[Records with drawing code]
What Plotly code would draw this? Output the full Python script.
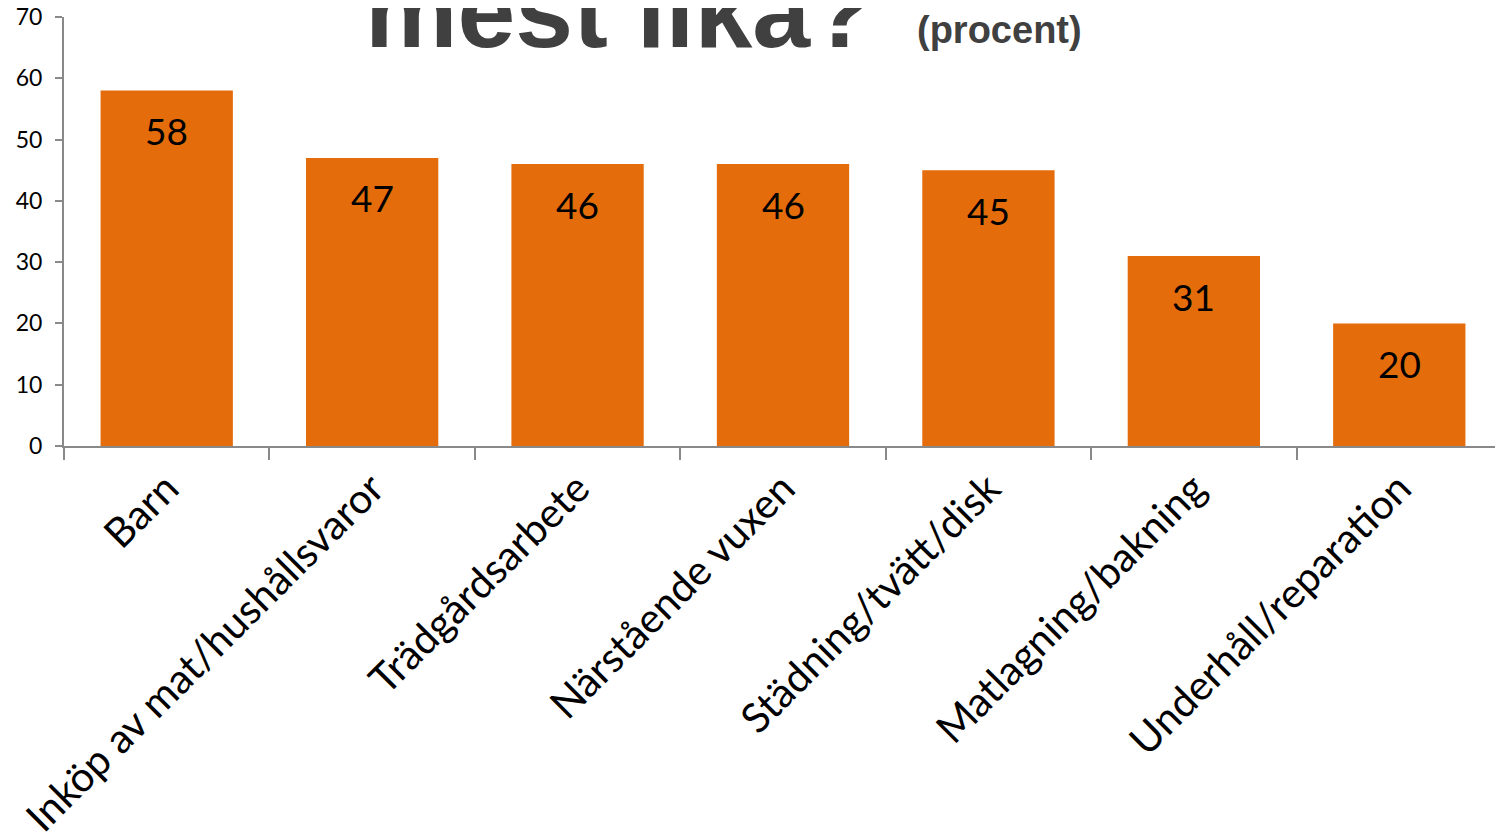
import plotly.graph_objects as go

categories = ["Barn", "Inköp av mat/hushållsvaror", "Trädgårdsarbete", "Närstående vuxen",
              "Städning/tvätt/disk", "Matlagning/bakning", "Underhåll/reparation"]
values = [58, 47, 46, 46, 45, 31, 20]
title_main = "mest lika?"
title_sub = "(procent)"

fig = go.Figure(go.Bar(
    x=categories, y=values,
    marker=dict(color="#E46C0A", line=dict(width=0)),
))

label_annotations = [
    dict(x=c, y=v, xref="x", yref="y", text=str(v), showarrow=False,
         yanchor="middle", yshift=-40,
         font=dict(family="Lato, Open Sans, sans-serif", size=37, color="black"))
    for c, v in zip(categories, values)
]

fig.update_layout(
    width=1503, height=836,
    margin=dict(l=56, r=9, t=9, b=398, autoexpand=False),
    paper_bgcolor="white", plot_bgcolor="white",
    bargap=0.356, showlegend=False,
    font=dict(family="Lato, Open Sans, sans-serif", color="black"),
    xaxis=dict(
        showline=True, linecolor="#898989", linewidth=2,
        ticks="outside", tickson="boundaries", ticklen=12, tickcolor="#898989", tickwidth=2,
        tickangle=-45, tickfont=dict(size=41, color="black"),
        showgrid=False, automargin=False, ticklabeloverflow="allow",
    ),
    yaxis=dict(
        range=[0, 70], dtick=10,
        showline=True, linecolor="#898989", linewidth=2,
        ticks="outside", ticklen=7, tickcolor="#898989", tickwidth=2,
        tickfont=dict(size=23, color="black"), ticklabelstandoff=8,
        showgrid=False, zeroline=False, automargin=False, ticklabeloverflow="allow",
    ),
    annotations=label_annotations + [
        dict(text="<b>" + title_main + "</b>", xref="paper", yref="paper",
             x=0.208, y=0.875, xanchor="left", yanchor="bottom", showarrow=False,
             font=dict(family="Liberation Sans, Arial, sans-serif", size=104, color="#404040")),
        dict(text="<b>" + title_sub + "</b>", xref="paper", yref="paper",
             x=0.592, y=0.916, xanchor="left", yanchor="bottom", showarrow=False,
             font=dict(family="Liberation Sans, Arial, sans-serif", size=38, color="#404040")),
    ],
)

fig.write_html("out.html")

--

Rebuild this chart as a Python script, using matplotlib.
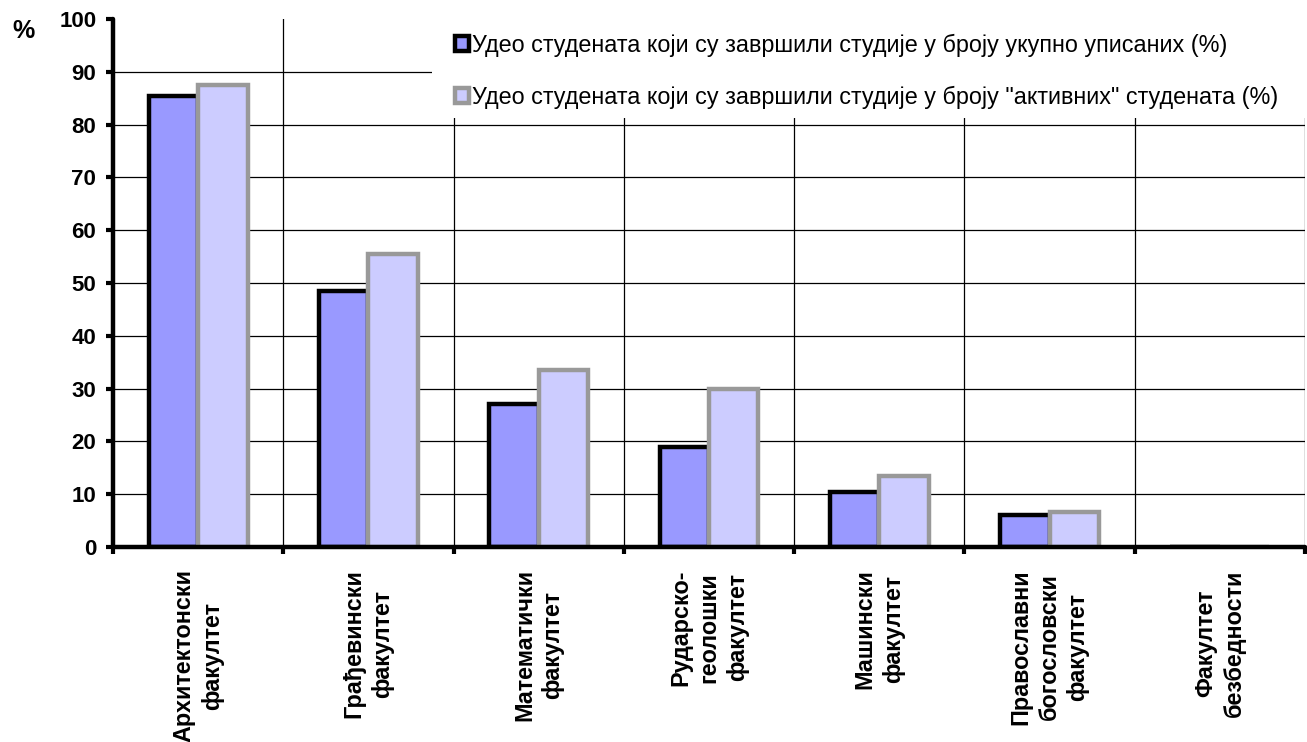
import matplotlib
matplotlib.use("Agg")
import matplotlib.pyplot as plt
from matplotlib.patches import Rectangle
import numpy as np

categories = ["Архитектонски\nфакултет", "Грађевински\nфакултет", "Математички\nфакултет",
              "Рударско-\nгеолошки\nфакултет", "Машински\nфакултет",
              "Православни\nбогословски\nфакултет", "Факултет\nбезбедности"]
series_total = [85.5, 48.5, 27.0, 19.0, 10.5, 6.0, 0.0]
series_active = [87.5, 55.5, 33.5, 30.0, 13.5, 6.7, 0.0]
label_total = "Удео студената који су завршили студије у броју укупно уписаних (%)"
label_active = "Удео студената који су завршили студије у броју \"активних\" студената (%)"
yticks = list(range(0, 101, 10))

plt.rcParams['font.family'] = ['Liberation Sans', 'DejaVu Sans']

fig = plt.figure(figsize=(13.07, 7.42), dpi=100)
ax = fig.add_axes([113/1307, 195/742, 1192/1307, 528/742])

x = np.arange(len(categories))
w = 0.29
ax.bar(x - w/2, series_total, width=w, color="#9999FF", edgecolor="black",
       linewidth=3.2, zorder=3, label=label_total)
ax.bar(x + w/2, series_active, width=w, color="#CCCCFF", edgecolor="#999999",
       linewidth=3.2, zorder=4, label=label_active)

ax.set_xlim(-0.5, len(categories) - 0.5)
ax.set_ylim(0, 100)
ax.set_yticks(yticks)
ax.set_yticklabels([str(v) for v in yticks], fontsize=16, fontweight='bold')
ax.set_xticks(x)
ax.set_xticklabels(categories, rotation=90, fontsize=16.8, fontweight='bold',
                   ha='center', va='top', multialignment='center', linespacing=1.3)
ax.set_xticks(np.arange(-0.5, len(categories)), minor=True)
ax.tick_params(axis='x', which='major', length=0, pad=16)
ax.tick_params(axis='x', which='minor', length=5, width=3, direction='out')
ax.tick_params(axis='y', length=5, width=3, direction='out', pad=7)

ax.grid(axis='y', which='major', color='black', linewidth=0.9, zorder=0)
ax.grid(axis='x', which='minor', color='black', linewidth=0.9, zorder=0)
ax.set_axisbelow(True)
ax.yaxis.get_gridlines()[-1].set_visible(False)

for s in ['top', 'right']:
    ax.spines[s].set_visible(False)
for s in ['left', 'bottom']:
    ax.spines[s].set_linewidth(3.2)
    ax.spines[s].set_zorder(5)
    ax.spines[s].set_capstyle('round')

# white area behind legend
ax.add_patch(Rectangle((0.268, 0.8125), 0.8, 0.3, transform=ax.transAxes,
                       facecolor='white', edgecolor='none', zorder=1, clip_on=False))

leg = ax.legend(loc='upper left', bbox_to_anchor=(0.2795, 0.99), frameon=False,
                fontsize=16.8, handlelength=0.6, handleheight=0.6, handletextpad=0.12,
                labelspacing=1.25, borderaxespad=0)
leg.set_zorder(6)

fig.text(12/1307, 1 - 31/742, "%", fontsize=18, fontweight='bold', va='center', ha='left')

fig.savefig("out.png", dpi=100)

> **What to produce**: Starting at the line containing "Rebuild this chart" and ending at the line containing "import numpy as np", copy those lines exactly, both included, and nothing more. Leave out any picture.

> **Written solution**:
Rebuild this chart as a Python script, using matplotlib.
import matplotlib
matplotlib.use("Agg")
import matplotlib.pyplot as plt
from matplotlib.patches import Rectangle
import numpy as np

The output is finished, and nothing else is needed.